Task to carry out:
Extract the records below word for word and ignore the images.

[Records from a data collection]
╭──

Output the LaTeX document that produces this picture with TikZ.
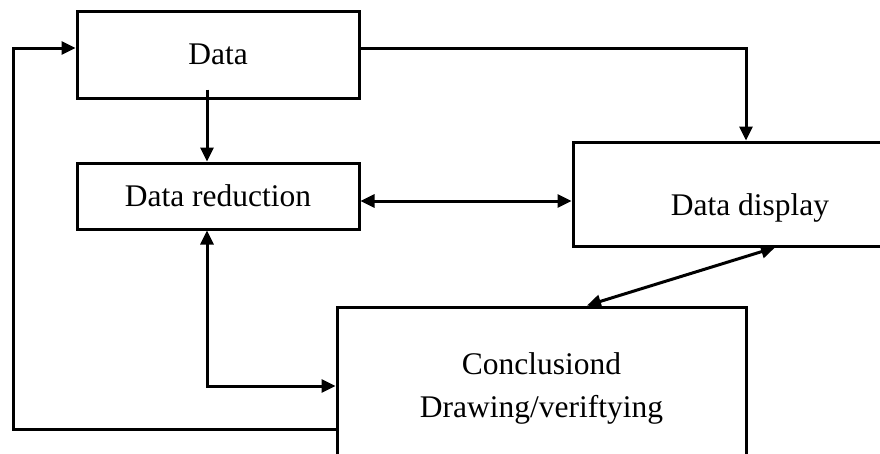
\documentclass[tikz,border=0pt]{standalone}
\usepackage{fontspec}
\setmainfont{Liberation Serif}
\usetikzlibrary{arrows.meta}

\begin{document}
\begin{tikzpicture}[x=1pt, y=-1pt]
	\tikzset{boite/.style={rectangle, draw=black, line width=3pt, inner sep=0pt, align=center, font=\fontsize{31.5}{43}\selectfont}, texte/.style={font=\fontsize{31.5}{43}\selectfont}, fleche/.style={line width=3pt, -{Triangle[length=14pt, width=13pt]}}, fleches/.style={fleche, {Triangle[length=14pt, width=13pt]}-{Triangle[length=14pt, width=13pt]}}};

	\path[use as bounding box] (0,0) rectangle (880,453);
	\clip (0,0) rectangle (880,453);

	\node[boite, minimum width=282, minimum height=87]  (data)  at (218,   54.5) {Data};
	\node[boite, minimum width=282, minimum height=66]  (red)   at (218,  196) {Data reduction};
	\node[boite, minimum width=354, minimum height=104] (disp)  at (750,  194) {};
	\node[texte] (disptxt) at ([yshift=-14pt]disp.center) {Data display};
	\node[boite, minimum width=409, minimum height=162] (concl) at (541.5, 388) {Conclusiond\\Drawing/veriftying};

	\coordinate (retour) at (13, 48);

	\draw[fleche] ([xshift=-11pt, yshift=10pt]data.south) -- ([xshift=-11pt]red.north);
	\draw[fleche] ([yshift=6.5pt]data.east) -| ([xshift=-4pt]disp.north);
	\draw[fleches] ([yshift=-5pt]red.east) -- ([yshift=-5pt]red.east -| disp.west);
	\draw[fleches] ([xshift=25pt]disp.south) -- ([xshift=45.5pt]concl.north);
	\draw[fleches] ([xshift=-11pt]red.south) |- ([yshift=2pt]concl.west);
	\draw[fleche] ([yshift=-41pt]concl.west) -| (retour) -- ([yshift=6.5pt]data.west);

\end{tikzpicture}
\end{document}
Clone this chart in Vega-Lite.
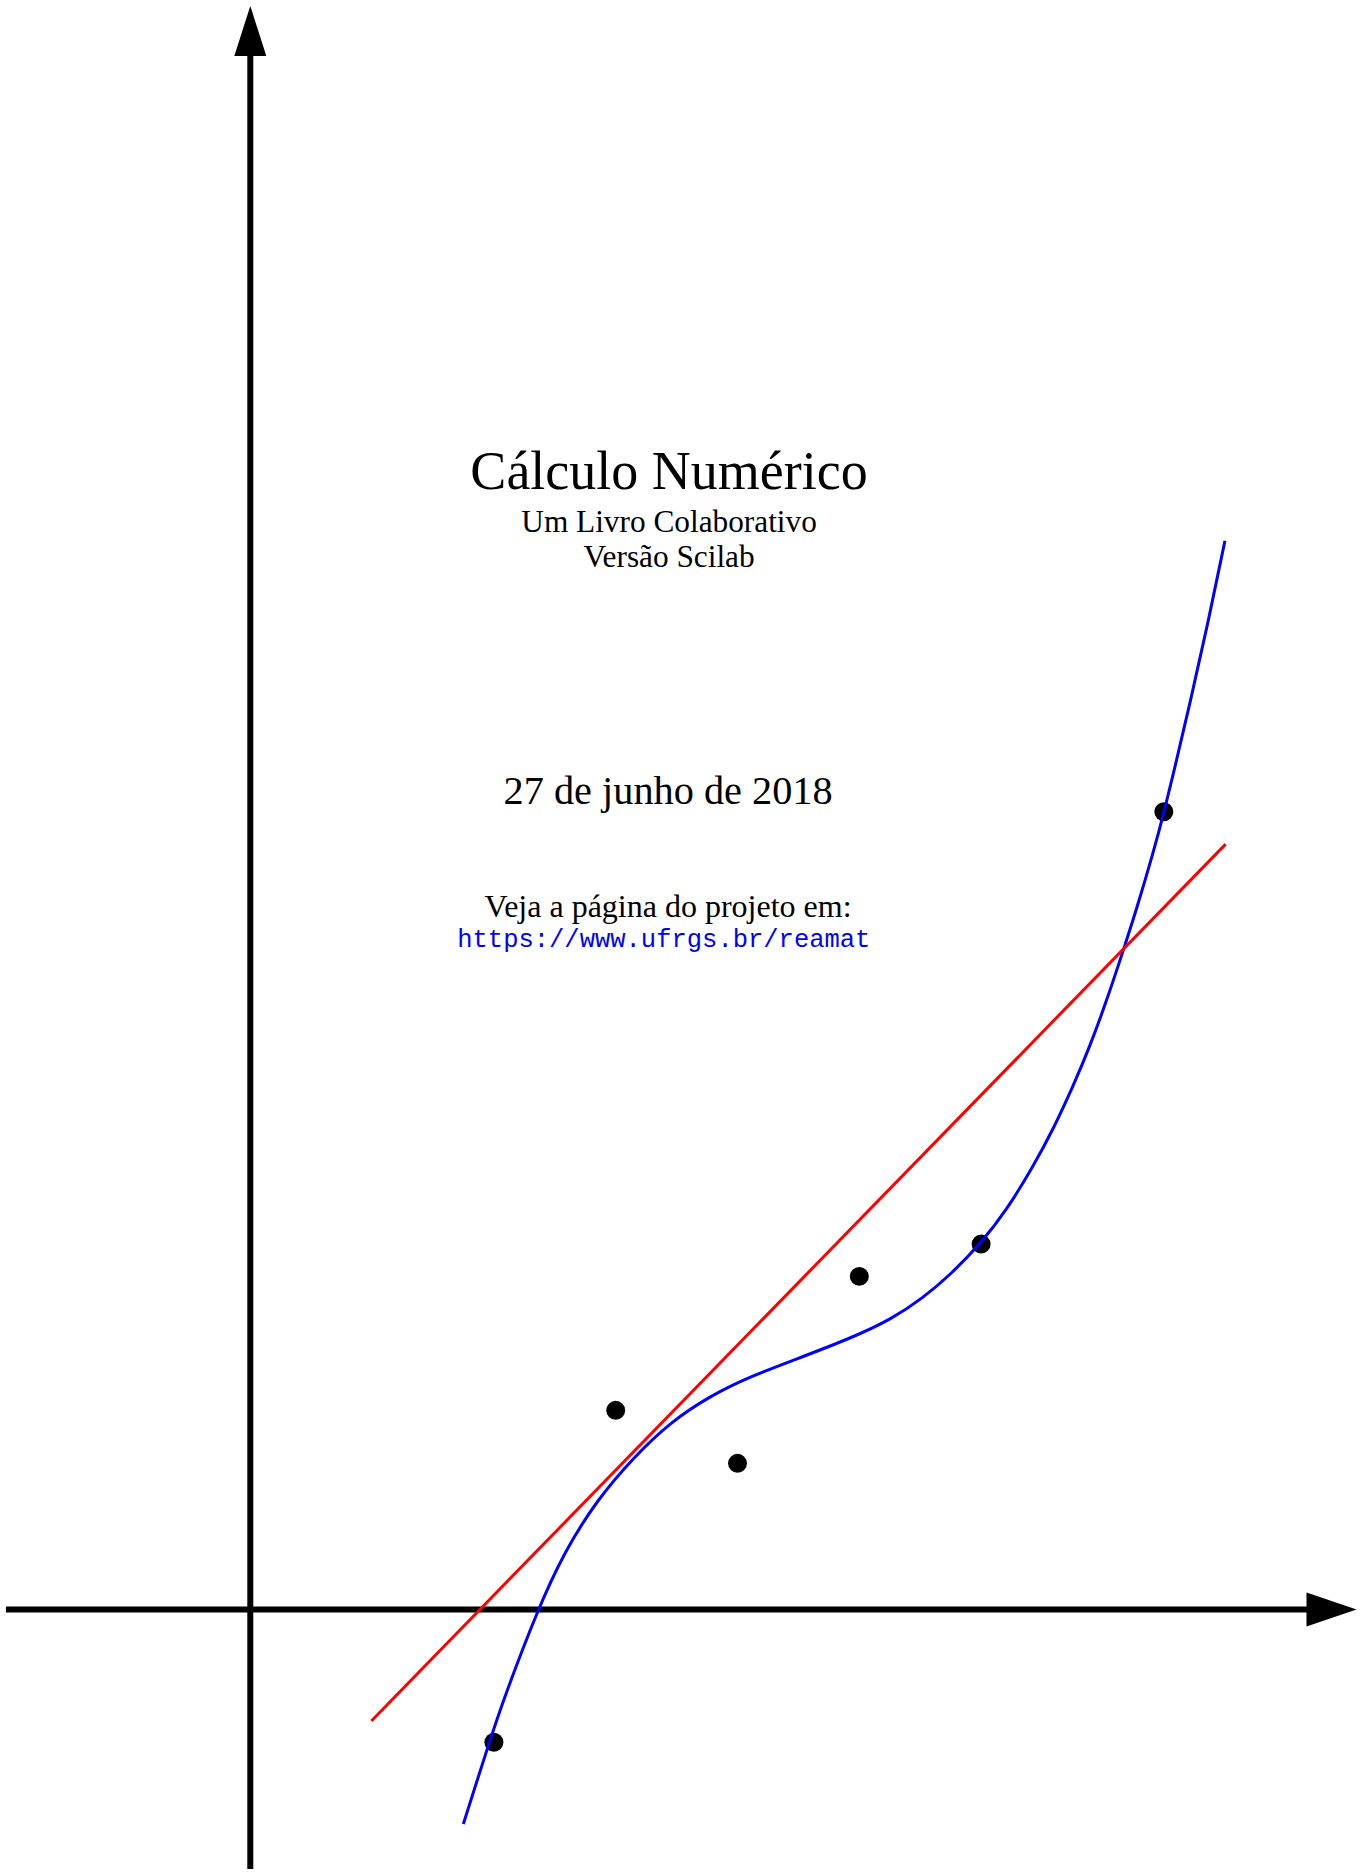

╰──

Response to this exercise:
Output the LaTeX document that produces this picture with TikZ.
\documentclass[tikz,border=0pt]{standalone}
\usepackage{fontspec}
\setmainfont{Liberation Serif}
\usetikzlibrary{arrows.meta}

\begin{document}
\begin{tikzpicture}[x=1pt, y=-1pt]
	\tikzset{boite/.style={rectangle, draw=black, line width=3pt, inner sep=0pt, align=center, font=\fontsize{31.5}{43}\selectfont}, texte/.style={font=\fontsize{31.5}{43}\selectfont}, fleche/.style={line width=3pt, -{Triangle[length=14pt, width=13pt]}}, fleches/.style={fleche, {Triangle[length=14pt, width=13pt]}-{Triangle[length=14pt, width=13pt]}}};

	\path[use as bounding box] (0,0) rectangle (880,453);
	\clip (0,0) rectangle (880,453);

	\node[boite, minimum width=282, minimum height=87]  (data)  at (218,   54.5) {Data};
	\node[boite, minimum width=282, minimum height=66]  (red)   at (218,  196) {Data reduction};
	\node[boite, minimum width=354, minimum height=104] (disp)  at (750,  194) {};
	\node[texte] (disptxt) at ([yshift=-14pt]disp.center) {Data display};
	\node[boite, minimum width=409, minimum height=162] (concl) at (541.5, 388) {Conclusiond\\Drawing/veriftying};

	\coordinate (retour) at (13, 48);

	\draw[fleche] ([xshift=-11pt, yshift=10pt]data.south) -- ([xshift=-11pt]red.north);
	\draw[fleche] ([yshift=6.5pt]data.east) -| ([xshift=-4pt]disp.north);
	\draw[fleches] ([yshift=-5pt]red.east) -- ([yshift=-5pt]red.east -| disp.west);
	\draw[fleches] ([xshift=25pt]disp.south) -- ([xshift=45.5pt]concl.north);
	\draw[fleches] ([xshift=-11pt]red.south) |- ([yshift=2pt]concl.west);
	\draw[fleche] ([yshift=-41pt]concl.west) -| (retour) -- ([yshift=6.5pt]data.west);

\end{tikzpicture}
\end{document}
Clone this chart in Vega-Lite.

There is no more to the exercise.